Word for word, transcribe the lines below and drop the pictures.
>>
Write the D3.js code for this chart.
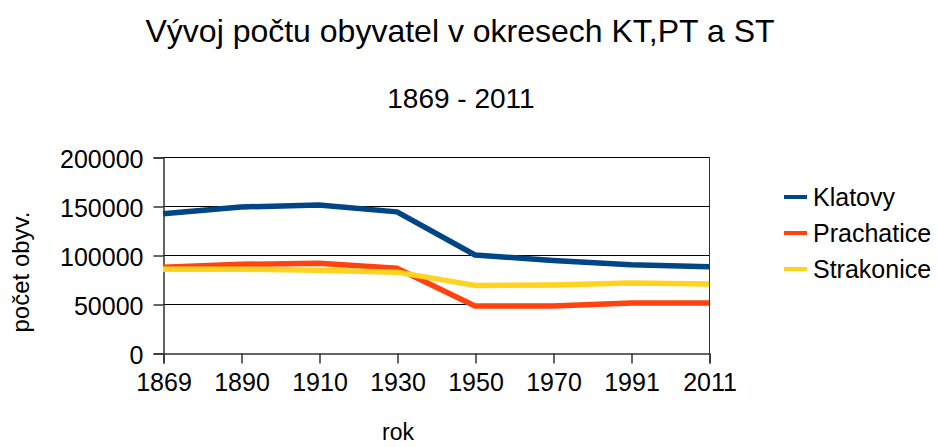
<!DOCTYPE html>
<html>
<head>
<meta charset="utf-8">
<script src="https://cdn.jsdelivr.net/npm/d3@7"></script>
<style>
  body { margin: 0; background: #fff; }
  svg text { font-family: "Liberation Sans", Arial, sans-serif; fill: #000; }
</style>
</head>
<body>
<div id="chart"></div>
<script>
const years = ["1869", "1890", "1910", "1930", "1950", "1970", "1991", "2011"];
const klatovy = [142000, 149000, 151000, 144000, 100000, 94500, 90000, 88000];
const prachatice = [87500, 90500, 91500, 86500, 48000, 48000, 51000, 51000];
const strakonice = [85500, 85500, 84500, 82500, 69000, 69500, 71500, 70500];
const seriesNames = ["Klatovy", "Prachatice", "Strakonice"];
const seriesColors = ["#004586", "#ff420e", "#ffd320"];
const yTicks = [0, 50000, 100000, 150000, 200000];

const width = 938, height = 447;
const plot = { left: 163, right: 709, top: 157, bottom: 353 };

const svg = d3.select("#chart").append("svg")
  .attr("width", width)
  .attr("height", height);

const x = d3.scalePoint().domain(years).range([plot.left, plot.right]);
const y = d3.scaleLinear().domain([0, 200000]).range([plot.bottom, plot.top]);

// gridlines
svg.append("g")
  .selectAll("line")
  .data(yTicks.slice(1))
  .enter()
  .append("line")
  .attr("x1", plot.left)
  .attr("x2", plot.right)
  .attr("y1", d => Math.round(y(d)) + 0.5)
  .attr("y2", d => Math.round(y(d)) + 0.5)
  .attr("stroke", "#000")
  .attr("stroke-width", 1);

// right border
svg.append("line")
  .attr("x1", plot.right + 0.5).attr("x2", plot.right + 0.5)
  .attr("y1", plot.top).attr("y2", plot.bottom)
  .attr("stroke", "#333");

// y axis
const yAxis = svg.append("g")
  .attr("transform", `translate(${plot.left + 0.5},0.5)`)
  .call(d3.axisLeft(y).tickValues(yTicks).tickSize(10).tickPadding(10).tickFormat(d3.format("d")));
yAxis.select(".domain").attr("stroke", "#333").attr("stroke-width", 1.5);
yAxis.selectAll(".tick line").attr("stroke", "#333").attr("stroke-width", 1.5);
yAxis.selectAll("text")
  .style("font-size", "25px")
  .attr("dy", "0.4em");

// x axis
const xAxis = svg.append("g")
  .attr("transform", `translate(0.5,${plot.bottom + 0.5})`)
  .call(d3.axisBottom(x).tickSize(10).tickPadding(10));
xAxis.select(".domain").attr("stroke", "#333").attr("stroke-width", 1.5);
xAxis.selectAll(".tick line").attr("stroke", "#333").attr("stroke-width", 1.5);
xAxis.selectAll("text")
  .style("font-size", "25px")
  .attr("dy", "0.71em");

// lines
const line = d3.line()
  .x((d, i) => x(years[i]))
  .y(d => y(d));

[klatovy, prachatice, strakonice].forEach((vals, i) => {
  svg.append("path")
    .datum(vals)
    .attr("d", line)
    .attr("fill", "none")
    .attr("stroke", seriesColors[i])
    .attr("stroke-width", 5.5)
    .attr("stroke-linejoin", "round");
});

// titles
svg.append("text")
  .attr("x", 460)
  .attr("y", 42)
  .attr("text-anchor", "middle")
  .style("font-size", "32px")
  .text("Vývoj počtu obyvatel v okresech KT,PT a ST");

svg.append("text")
  .attr("x", 461)
  .attr("y", 108)
  .attr("text-anchor", "middle")
  .style("font-size", "28px")
  .text("1869 - 2011");

svg.append("text")
  .attr("x", 398)
  .attr("y", 440)
  .attr("text-anchor", "middle")
  .style("font-size", "23px")
  .text("rok");

svg.append("text")
  .attr("transform", "translate(29,272) rotate(-90)")
  .attr("text-anchor", "middle")
  .style("font-size", "24px")
  .text("počet obyv.");

// legend
const legend = svg.append("g").attr("transform", "translate(784,197)");
seriesNames.forEach((name, i) => {
  const g = legend.append("g").attr("transform", `translate(0,${i * 36})`);
  g.append("line")
    .attr("x1", 0).attr("x2", 23)
    .attr("stroke", seriesColors[i])
    .attr("stroke-width", 4);
  g.append("text")
    .attr("x", 29)
    .attr("y", 9)
    .style("font-size", "25px")
    .text(name);
});
</script>
</body>
</html>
<<
**Exercise output**:
Write the D3.js code for this chart.
<!DOCTYPE html>
<html>
<head>
<meta charset="utf-8">
<script src="https://cdn.jsdelivr.net/npm/d3@7"></script>
<style>
  body { margin: 0; background: #fff; }
  svg text { font-family: "Liberation Sans", Arial, sans-serif; fill: #000; }
</style>
</head>
<body>
<div id="chart"></div>
<script>
const years = ["1869", "1890", "1910", "1930", "1950", "1970", "1991", "2011"];
const klatovy = [142000, 149000, 151000, 144000, 100000, 94500, 90000, 88000];
const prachatice = [87500, 90500, 91500, 86500, 48000, 48000, 51000, 51000];
const strakonice = [85500, 85500, 84500, 82500, 69000, 69500, 71500, 70500];
const seriesNames = ["Klatovy", "Prachatice", "Strakonice"];
const seriesColors = ["#004586", "#ff420e", "#ffd320"];
const yTicks = [0, 50000, 100000, 150000, 200000];

const width = 938, height = 447;
const plot = { left: 163, right: 709, top: 157, bottom: 353 };

const svg = d3.select("#chart").append("svg")
  .attr("width", width)
  .attr("height", height);

const x = d3.scalePoint().domain(years).range([plot.left, plot.right]);
const y = d3.scaleLinear().domain([0, 200000]).range([plot.bottom, plot.top]);

// gridlines
svg.append("g")
  .selectAll("line")
  .data(yTicks.slice(1))
  .enter()
  .append("line")
  .attr("x1", plot.left)
  .attr("x2", plot.right)
  .attr("y1", d => Math.round(y(d)) + 0.5)
  .attr("y2", d => Math.round(y(d)) + 0.5)
  .attr("stroke", "#000")
  .attr("stroke-width", 1);

// right border
svg.append("line")
  .attr("x1", plot.right + 0.5).attr("x2", plot.right + 0.5)
  .attr("y1", plot.top).attr("y2", plot.bottom)
  .attr("stroke", "#333");

// y axis
const yAxis = svg.append("g")
  .attr("transform", `translate(${plot.left + 0.5},0.5)`)
  .call(d3.axisLeft(y).tickValues(yTicks).tickSize(10).tickPadding(10).tickFormat(d3.format("d")));
yAxis.select(".domain").attr("stroke", "#333").attr("stroke-width", 1.5);
yAxis.selectAll(".tick line").attr("stroke", "#333").attr("stroke-width", 1.5);
yAxis.selectAll("text")
  .style("font-size", "25px")
  .attr("dy", "0.4em");

// x axis
const xAxis = svg.append("g")
  .attr("transform", `translate(0.5,${plot.bottom + 0.5})`)
  .call(d3.axisBottom(x).tickSize(10).tickPadding(10));
xAxis.select(".domain").attr("stroke", "#333").attr("stroke-width", 1.5);
xAxis.selectAll(".tick line").attr("stroke", "#333").attr("stroke-width", 1.5);
xAxis.selectAll("text")
  .style("font-size", "25px")
  .attr("dy", "0.71em");

// lines
const line = d3.line()
  .x((d, i) => x(years[i]))
  .y(d => y(d));

[klatovy, prachatice, strakonice].forEach((vals, i) => {
  svg.append("path")
    .datum(vals)
    .attr("d", line)
    .attr("fill", "none")
    .attr("stroke", seriesColors[i])
    .attr("stroke-width", 5.5)
    .attr("stroke-linejoin", "round");
});

// titles
svg.append("text")
  .attr("x", 460)
  .attr("y", 42)
  .attr("text-anchor", "middle")
  .style("font-size", "32px")
  .text("Vývoj počtu obyvatel v okresech KT,PT a ST");

svg.append("text")
  .attr("x", 461)
  .attr("y", 108)
  .attr("text-anchor", "middle")
  .style("font-size", "28px")
  .text("1869 - 2011");

svg.append("text")
  .attr("x", 398)
  .attr("y", 440)
  .attr("text-anchor", "middle")
  .style("font-size", "23px")
  .text("rok");

svg.append("text")
  .attr("transform", "translate(29,272) rotate(-90)")
  .attr("text-anchor", "middle")
  .style("font-size", "24px")
  .text("počet obyv.");

// legend
const legend = svg.append("g").attr("transform", "translate(784,197)");
seriesNames.forEach((name, i) => {
  const g = legend.append("g").attr("transform", `translate(0,${i * 36})`);
  g.append("line")
    .attr("x1", 0).attr("x2", 23)
    .attr("stroke", seriesColors[i])
    .attr("stroke-width", 4);
  g.append("text")
    .attr("x", 29)
    .attr("y", 9)
    .style("font-size", "25px")
    .text(name);
});
</script>
</body>
</html>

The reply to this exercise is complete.